Today, the government launched the Office of Tax Simplification to help reduce the growing complexity of the UK's tax regime.
The OTS will do what it says on the tin - simplify the tax system - by looking at two key areas.
First, it'll conduct a wholesale review of small business taxation - including tackling the tricky IR35 that allows people to set up their own companies inorder to minimise NI contributions and income tax, while paying themselves in dividends. But hopefully it will also look at how to tax smaller businesses on a cash flow basis - something that would strip out enourmous amounts of complexity.
Second, the OTS will take a good hard look at the 400 plus reliefs and allowanes that permeate the tax system. The OTS will be looking to scrap obscure, anachronistic or narrow reliefs in an effort to make a modest beginning in paring back the masses of tax law.
The OTS is a good innovation - given the need to improve the competitiveness and predictability of our tax system, the OTS is likely to have a really important role in simplifying the vast stock of complex tax code.

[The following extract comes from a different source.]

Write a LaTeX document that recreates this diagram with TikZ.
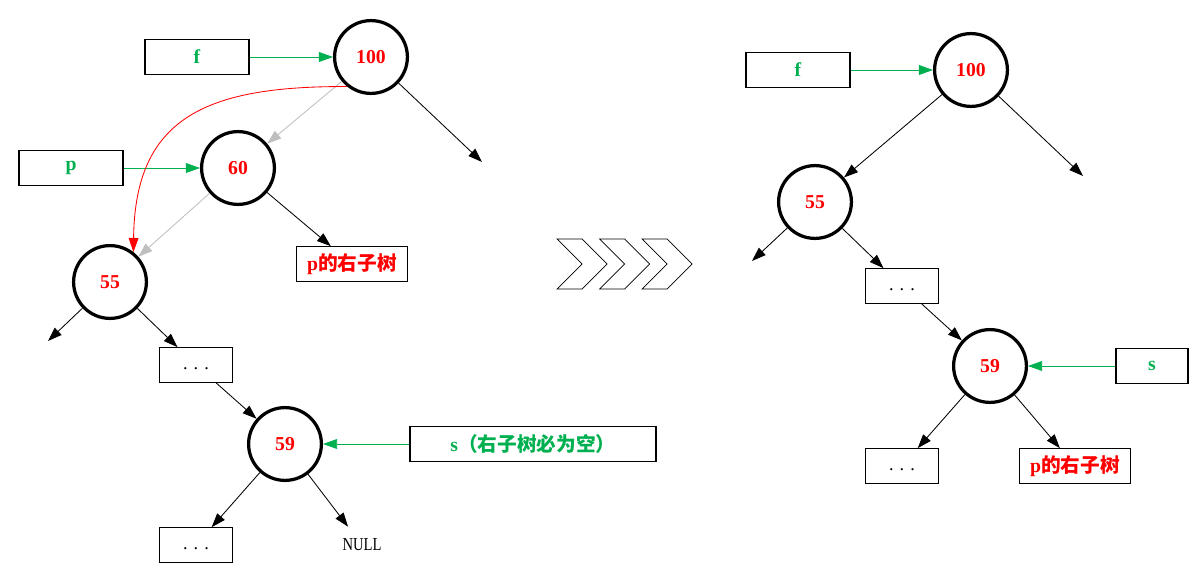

By focusing first on small businesses, the OTS has an opportunity to strip away the administrative and compliance burdens they currently face.
The key test will be the OTS’s ability to work effectively with business to make substantial and visible progress in reducing complexity and enhancing competitiveness.
But more importantly, the OTS should ensure that simplification isn't an ends, but a means to improving the competitiveness and predictibility of the tax system.
Cynics might question the value of yet another independent 'Office' based out of the Treasury. Business will be hoping that the OTS gets to work as soon as possible.